Most of all, there’s competition. Ovum’s Gunnarsson estimates that in nearly every new Netflix country, the company will be greeted by up to 10 established video-on-demand services, many of them free, along with a handful of streaming on-demand services that look a whole lot like Netflix. These are companies that not only know what their market wants: they literally speak the language.
“Local market OTT services that have access to interesting local content have an advantage over Netflix,” says Parks Associates' Sappington. In most cases, they also have a head start.
All of this is why, while Netflix added 130 countries this quarter, you shouldn’t expect its subscriber numbers to skyrocket in kind. “If Netflix proves successful in all of its 130 new markets—and going by past performance, it is safe to say it will—it will still take the company years to build the level of subscriber numbers it has in Western Europe and Latin America,” says Gunnarsson.
He expects the total member count to increase by up to 10 million this year; a large number, but not game-changing, especially the investment it has taken to get to the point where this kind of worldwide ambition was possible.

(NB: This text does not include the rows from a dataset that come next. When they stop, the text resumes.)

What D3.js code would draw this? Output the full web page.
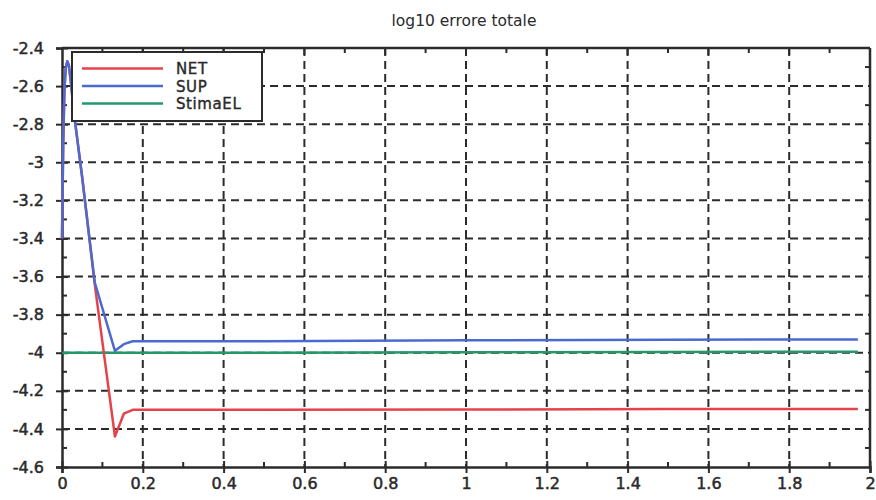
<!DOCTYPE html>
<html>
<head>
<meta charset="utf-8">
<script src="https://cdn.jsdelivr.net/npm/d3@7"></script>
<style>
  body { margin: 0; background: #fff; }
  text { font-family: "DejaVu Sans", sans-serif; fill: #2a2a2a; }
</style>
</head>
<body>
<div id="vis"></div>
<script>

var title = 'log10 errore totale';

// sample times and values
var tNet = [0, 0.003, 0.006, 0.009, 0.013, 0.017, 0.022, 0.03, 0.05, 0.081, 0.131, 0.153, 0.175, 0.2, 0.5, 1.0, 1.5, 1.97];
var netValues = [-3.4, -2.9, -2.62, -2.51, -2.47, -2.49, -2.58, -2.75, -3.08, -3.64, -4.44, -4.32, -4.30, -4.30, -4.30, -4.298, -4.296, -4.295];

var tSup = [0, 0.003, 0.006, 0.009, 0.013, 0.017, 0.022, 0.03, 0.05, 0.081, 0.131, 0.153, 0.175, 0.2, 0.5, 1.0, 1.5, 1.97];
var supValues = [-3.4, -2.9, -2.62, -2.51, -2.47, -2.49, -2.58, -2.75, -3.08, -3.63, -3.99, -3.955, -3.94, -3.94, -3.94, -3.935, -3.932, -3.93];

var tEl = [0, 0.5, 1.0, 1.5, 1.97];
var elValues = [-4.0, -4.0, -3.998, -3.996, -3.995];

var seriesNames = ['NET', 'SUP', 'StimaEL'];
var seriesColors = ['#e5434c', '#4a6ad0', '#23996b'];

var xTicks = [0, 0.2, 0.4, 0.6, 0.8, 1, 1.2, 1.4, 1.6, 1.8, 2];
var yTicks = [-2.4, -2.6, -2.8, -3, -3.2, -3.4, -3.6, -3.8, -4, -4.2, -4.4, -4.6];

var width = 876, height = 500;
var mLeft = 62, mRight = 870, mTop = 48, mBottom = 467;
var ink = '#2b2b2b';

var svg = d3.select('#vis').append('svg')
  .attr('width', width)
  .attr('height', height);

var x = d3.scaleLinear().domain([0, 2]).range([mLeft, mRight]);
var y = d3.scaleLinear().domain([-4.6, -2.4]).range([mBottom, mTop]);

// dashed grid
svg.append('g').selectAll('line')
  .data(xTicks.slice(1, -1))
  .enter().append('line')
  .attr('x1', function (d) { return x(d); })
  .attr('x2', function (d) { return x(d); })
  .attr('y1', mTop).attr('y2', mBottom)
  .attr('stroke', ink).attr('stroke-width', 2)
  .attr('stroke-dasharray', '8,5');

svg.append('g').selectAll('line')
  .data(yTicks.slice(1, -1))
  .enter().append('line')
  .attr('y1', function (d) { return y(d); })
  .attr('y2', function (d) { return y(d); })
  .attr('x1', mLeft).attr('x2', mRight)
  .attr('stroke', ink).attr('stroke-width', 2)
  .attr('stroke-dasharray', '8,5');

// axes
var xAxis = d3.axisBottom(x).tickValues(xTicks).tickSize(6).tickPadding(5)
  .tickFormat(function (d) { return String(d); });
var gx = svg.append('g').attr('transform', 'translate(0,' + mBottom + ')').call(xAxis);
gx.selectAll('.tick line').attr('y1', -6).attr('y2', 6);

var yAxis = d3.axisLeft(y).tickValues(yTicks).tickSize(6).tickPadding(12)
  .tickFormat(function (d) { return String(d); });
var gy = svg.append('g').attr('transform', 'translate(' + mLeft + ',0)').call(yAxis);
gy.selectAll('.tick line').attr('x1', -6).attr('x2', 6);

[gx, gy].forEach(function (g) {
  g.select('.domain').attr('stroke', ink).attr('stroke-width', 2.5);
  g.selectAll('.tick line').attr('stroke', ink).attr('stroke-width', 2);
  g.selectAll('.tick text').attr('font-size', 16).attr('fill', '#2a2a2a')
    .attr('stroke', '#2a2a2a').attr('stroke-width', 0.5)
    .style('font-family', '"DejaVu Sans", sans-serif');
});

// minor ticks
var xMinor = d3.range(0.1, 2, 0.2);
svg.append('g').selectAll('line')
  .data(xMinor).enter().append('line')
  .attr('x1', function (d) { return x(d); }).attr('x2', function (d) { return x(d); })
  .attr('y1', mBottom - 5).attr('y2', mBottom)
  .attr('stroke', ink).attr('stroke-width', 2);
svg.append('g').selectAll('line')
  .data(xMinor).enter().append('line')
  .attr('x1', function (d) { return x(d); }).attr('x2', function (d) { return x(d); })
  .attr('y1', mTop).attr('y2', mTop + 5)
  .attr('stroke', ink).attr('stroke-width', 2);
svg.append('g').selectAll('line')
  .data(xTicks.slice(1, -1)).enter().append('line')
  .attr('x1', function (d) { return x(d); }).attr('x2', function (d) { return x(d); })
  .attr('y1', mTop).attr('y2', mTop + 7)
  .attr('stroke', ink).attr('stroke-width', 2);

var yMinor = d3.range(-4.5, -2.4, 0.2);
svg.append('g').selectAll('line')
  .data(yMinor).enter().append('line')
  .attr('y1', function (d) { return y(d); }).attr('y2', function (d) { return y(d); })
  .attr('x1', mLeft).attr('x2', mLeft + 5)
  .attr('stroke', ink).attr('stroke-width', 2);
svg.append('g').selectAll('line')
  .data(yMinor).enter().append('line')
  .attr('y1', function (d) { return y(d); }).attr('y2', function (d) { return y(d); })
  .attr('x1', mRight - 5).attr('x2', mRight)
  .attr('stroke', ink).attr('stroke-width', 2);

// top and right frame
svg.append('line').attr('x1', mLeft).attr('x2', mRight).attr('y1', mTop).attr('y2', mTop)
  .attr('stroke', ink).attr('stroke-width', 2.5);
svg.append('line').attr('x1', mRight).attr('x2', mRight).attr('y1', mTop).attr('y2', mBottom)
  .attr('stroke', ink).attr('stroke-width', 2.5);

// series
var line = d3.line()
  .x(function (d) { return x(d[0]); })
  .y(function (d) { return y(d[1]); });

var series = [d3.zip(tNet, netValues), d3.zip(tSup, supValues), d3.zip(tEl, elValues)];

svg.append('g').selectAll('path')
  .data([2, 0, 1])
  .enter().append('path')
  .attr('d', function (i) { return line(series[i]); })
  .attr('fill', 'none')
  .attr('stroke', function (i) { return seriesColors[i]; })
  .attr('stroke-width', 2.5)
  .attr('stroke-linejoin', 'round');

// legend
var legend = svg.append('g');
legend.append('rect')
  .attr('x', 72).attr('y', 52).attr('width', 190).attr('height', 69)
  .attr('fill', '#fff').attr('stroke', ink).attr('stroke-width', 2);

seriesNames.forEach(function (name, i) {
  var ly = 68.5 + i * 17.5;
  legend.append('line')
    .attr('x1', 82).attr('x2', 163).attr('y1', ly).attr('y2', ly)
    .attr('stroke', seriesColors[i]).attr('stroke-width', 2.5);
  legend.append('text')
    .attr('x', 176).attr('y', ly + 5.5)
    .attr('font-size', 15)
    .attr('letter-spacing', 0.6)
    .attr('stroke', '#2a2a2a').attr('stroke-width', 0.4)
    .text(name);
});

svg.append('text')
  .attr('x', 464).attr('y', 26)
  .attr('text-anchor', 'middle')
  .attr('font-size', 15.5)
  .text(title);

</script>
</body>
</html>
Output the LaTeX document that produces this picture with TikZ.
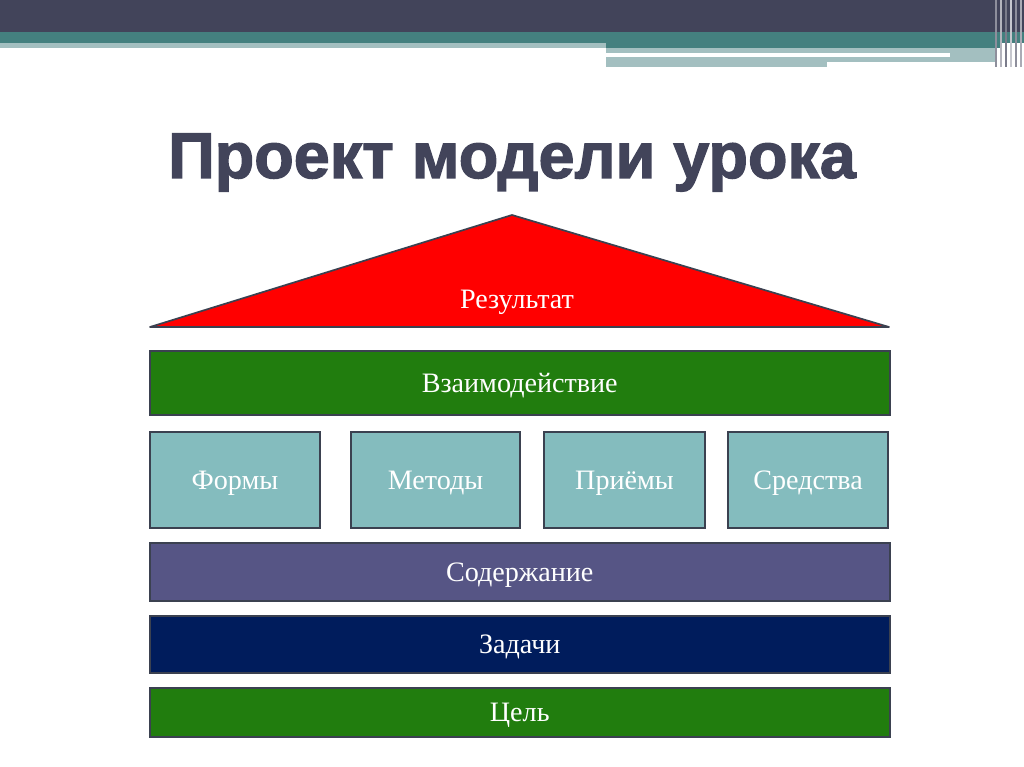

Still, if you’re Netflix, that’s probably fine. It took 10 years for it to stream its first video after a decade of DVDs, and nearly 10 more to build the scaffolding of a global streaming network. This is a company that’s not afraid of the long view.
“I think the goal is that we’re as strong in Vietnam and Thailand and everywhere else as we are in the US, in terms of awareness and usage,” says Hastings. “That’s 10 or 15 years away."
Meanwhile, at the Daredevil war room, a shuttle arrived thirty minutes after the midnight launch, with another scheduled for the top of the hour. Most of the outside observers took the early option. Everything was running smoothly. There was nothing left to see.